Hadfield: If you and I had just ridden on a rocket ship and the engines had just shut off and we had just gone weightless, both of us, the first thing we want to do is float over to the window and look at the world. The natural initial reaction is we would want to point out things to each other that were familiar to us. We would go “hey, look there is Paris, France. I went there when I was 10 years old and sat on the banks of the Seine and had a croissant.”  That part right there is how you start seeing the world. It is sort of like looking at old photographs, but that fades really quickly and after a while you start to see Paris differently. You don’t see it through the filter of your own personal experience.

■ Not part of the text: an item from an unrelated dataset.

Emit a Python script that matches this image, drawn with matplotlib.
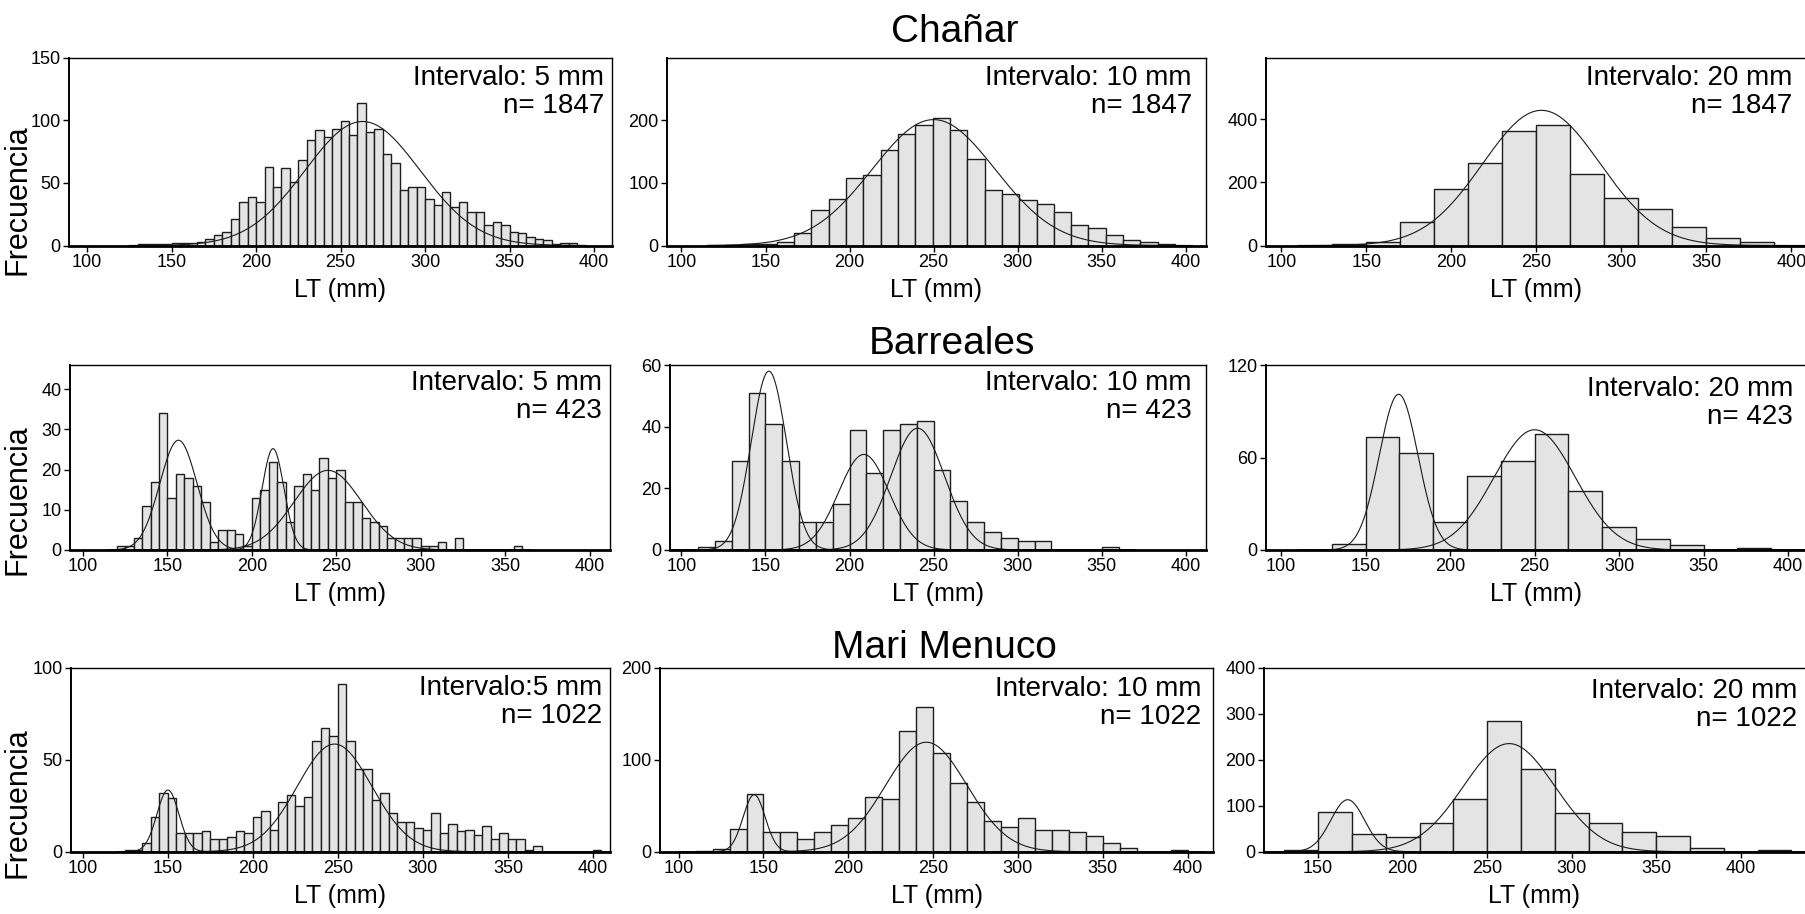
import numpy as np
import matplotlib
matplotlib.use("Agg")
import matplotlib.pyplot as plt

plt.rcParams['font.family'] = ['Liberation Sans', 'DejaVu Sans']

W, H = 1805, 914

# ---- data (counts per bin) ----
sites = ['Chañar', 'Barreales', 'Mari Menuco']
sizes = ['1847', '423', '1022']

chanar_5_start, chanar_5_width = 130, 5
chanar_5 = [1, 1, 1, 1, 2, 2, 2, 3, 5,
            8, 11, 21, 35, 39, 35, 63, 47, 62, 51, 68, 84, 92, 87, 93,
            99, 88, 114, 91, 93, 73, 66, 44, 47, 47, 37, 32, 43, 31, 35, 27, 27, 16, 19, 16,
            11, 10, 7, 5, 4, 1, 2, 2]
chanar_10_start, chanar_10_width = 125.8, 10.3
chanar_10 = [1, 3, 2, 6, 20, 56, 75, 108, 112, 153, 178, 192, 203, 184, 138,
             89, 83, 73, 67, 54, 33, 28, 16, 9, 6, 3]
chanar_20_start, chanar_20_width = 130, 20
chanar_20 = [4, 10, 73, 179, 261, 364, 380, 227, 151, 116, 59, 25, 11]

barreales_5_start, barreales_5_width = 120, 5
barreales_5 = [1, 1, 3, 11, 17, 34, 13, 19, 18, 16, 12, 2, 5, 5, 4, 1,
               13, 15, 22, 17, 7, 16, 19, 15, 23, 18, 20, 12, 12, 8, 7, 6, 3, 3, 3, 3,
               1, 1, 2, 0, 3, 0, 0, 0, 0, 0, 0, 1]
barreales_10_start, barreales_10_width = 100, 10
barreales_10 = [0, 1, 3, 29, 51, 41, 29, 9, 9, 15, 39, 25, 39, 41, 42, 26, 16, 9, 6, 4,
                3, 3, 0, 0, 0, 1]
barreales_20_start, barreales_20_width = 130, 20
barreales_20 = [4, 73, 63, 18, 48, 58, 75, 38, 15, 7, 3, 0, 1]

menuco_5_start, menuco_5_width = 125, 5
menuco_5 = [1, 1, 5, 19, 32, 29, 10, 10, 10, 11, 7, 7, 8, 11, 10, 19, 22, 12, 27, 31,
            25, 30, 60, 67, 63, 91, 60, 45, 45, 28, 32, 21, 16, 16, 13, 12, 21, 10, 15, 11,
            12, 9, 14, 7, 10, 7, 7, 1, 3, 0, 0, 0, 0, 0, 0, 1]
menuco_10_start, menuco_10_width = 110, 10
menuco_10 = [1, 3, 25, 63, 21, 21, 14, 21, 29, 37, 60, 57, 131, 157, 107, 75, 54, 33, 27, 37,
             24, 24, 21, 17, 9, 4, 0, 0, 2]
menuco_20_start, menuco_20_width = 130, 20
menuco_20 = [3, 86, 39, 32, 62, 115, 284, 180, 84, 62, 43, 34, 9, 0, 3]

# fitted normal curves: (mean, sd, peak height)
chanar_5_fit = [(263, 34, 99)]
chanar_10_fit = [(250, 36.5, 201)]
chanar_20_fit = [(253, 34.5, 428)]
barreales_5_fit = [(156.5, 11, 27.3), (212.5, 6.5, 25.2), (245, 20, 19.8)]
barreales_10_fit = [(152, 10.5, 58), (208.5, 15, 31), (240.5, 16, 39.5)]
barreales_20_fit = [(169.5, 11.5, 101), (250, 24, 78)]
menuco_5_fit = [(150, 6.5, 33.5), (248, 22, 58.5)]
menuco_10_fit = [(144.5, 6.5, 62), (246, 24, 119)]
menuco_20_fit = [(167.5, 10, 113), (263, 27, 235)]

labels_5 = ['Intervalo: 5 mm', 'Intervalo: 5 mm', 'Intervalo:5 mm']

yticks = [[[0, 50, 100, 150], [0, 100, 200], [0, 200, 400]],
          [[0, 10, 20, 30, 40], [0, 20, 40, 60], [0, 60, 120]],
          [[0, 50, 100], [0, 100, 200], [0, 100, 200, 300, 400]]]
ytops = [[150, 300, 595], [46, 60, 120], [100, 200, 400]]
xlims = [[(89.3, 410.6), (91.4, 412), (91, 408)],
         [(92.3, 412), (93.2, 412), (91, 410)],
         [(93, 410), (89, 415), (118, 438)]]

# axes boxes in pixels (left, top, right, bottom)
boxes = [[(69, 57.6, 612, 245.5), (667, 57.6, 1206, 245.5), (1266, 57.6, 1805, 245.5)],
         [(70, 365, 610, 550), (670, 365, 1206, 550), (1266, 365, 1805, 550)],
         [(71, 667.7, 610, 851.7), (660, 667.7, 1213, 851.7), (1264, 667.7, 1805, 851.7)]]
text_off = [[(8, 7), (14, 7), (13, 7)],
            [(8, 5), (14, 5), (12, 11)],
            [(8, 7), (12, 8), (8, 10)]]
title_pos = [(955, 32), (952, 344), (944, 648)]
freq_y = [200, 500, 803]

hists = [[(chanar_5_start, chanar_5_width, chanar_5, chanar_5_fit),
          (chanar_10_start, chanar_10_width, chanar_10, chanar_10_fit),
          (chanar_20_start, chanar_20_width, chanar_20, chanar_20_fit)],
         [(barreales_5_start, barreales_5_width, barreales_5, barreales_5_fit),
          (barreales_10_start, barreales_10_width, barreales_10, barreales_10_fit),
          (barreales_20_start, barreales_20_width, barreales_20, barreales_20_fit)],
         [(menuco_5_start, menuco_5_width, menuco_5, menuco_5_fit),
          (menuco_10_start, menuco_10_width, menuco_10, menuco_10_fit),
          (menuco_20_start, menuco_20_width, menuco_20, menuco_20_fit)]]

fig = plt.figure(figsize=(W / 100, H / 100), dpi=100)

for r in range(3):
    for c in range(3):
        l, t, rr, b = boxes[r][c]
        ax = fig.add_axes([l / W, 1 - b / H, (rr - l) / W, (b - t) / H])
        start, width, counts, fits = hists[r][c]
        edges = start + width * np.arange(len(counts))
        ax.bar(edges, counts, width=width, align='edge', color='#e4e4e4',
               edgecolor='#1e1e1e', linewidth=1.0, zorder=1)

        # normal curves over the data range
        xs = np.linspace(edges[0] - width, edges[-1] + 2 * width, 600)
        for mu, sd, peak in fits:
            ax.plot(xs, peak * np.exp(-0.5 * ((xs - mu) / sd) ** 2),
                    color='#1a1a1a', lw=0.8, zorder=2)

        ax.set_xlim(*xlims[r][c])
        ax.set_ylim(0, ytops[r][c])
        ax.set_yticks(yticks[r][c])
        if r == 2 and c == 2:
            ax.set_xticks([150, 200, 250, 300, 350, 400])
        else:
            ax.set_xticks([100, 150, 200, 250, 300, 350, 400])
        ax.tick_params(direction='out', length=4, width=1, labelsize=13, pad=2,
                       colors='black')

        for side in ['top', 'right']:
            ax.spines[side].set_linewidth(1.0)
        ax.spines['left'].set_linewidth(1.4)
        ax.spines['bottom'].set_linewidth(2.0)
        if c == 2:
            ax.spines['right'].set_visible(False)

        interval = labels_5[r] if c == 0 else 'Intervalo: %d mm' % (10 * 2 ** (c - 1))
        dx, dy = text_off[r][c]
        ax.annotate(interval + '\nn= ' + sizes[r], xy=(1, 1), xycoords='axes fraction',
                    xytext=(-dx, -dy), textcoords='offset pixels', ha='right', va='top',
                    fontsize=20, linespacing=1.1)
        ax.annotate('LT (mm)', xy=(0.5, 0), xycoords='axes fraction', xytext=(0, -44),
                    textcoords='offset pixels', ha='center', va='center', fontsize=18)

    fig.text(title_pos[r][0] / W, 1 - title_pos[r][1] / H, sites[r], ha='center',
             va='center', fontsize=28)
    fig.text(18 / W, 1 - freq_y[r] / H, 'Frecuencia', rotation=90, ha='center',
             va='center', fontsize=22)

fig.savefig('out.png', dpi=100)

Phil Torres:  So it takes some of the most advanced technology that man has ever created just to get that kind of deep realization that we are all in this together?

Hadfield:  It occurred to me that we are all buddy breathing out of the same scuba tank. It’s worth thinking about.  Extensive travel as anybody who has done it really changes your perspective of the world. It’s hard to hate, to blindly hate some subset of our own species.  It’s much easier to hate when you are ignorant. I really think the necessity to see things globally is vital if we want to break down some of the natural localized barriers that all of us are subject to and a lot of us are raised with.  The more people can actually see the world for what it is and not just through the filter of a local set of biases, I think the better chance we all have for making good decisions.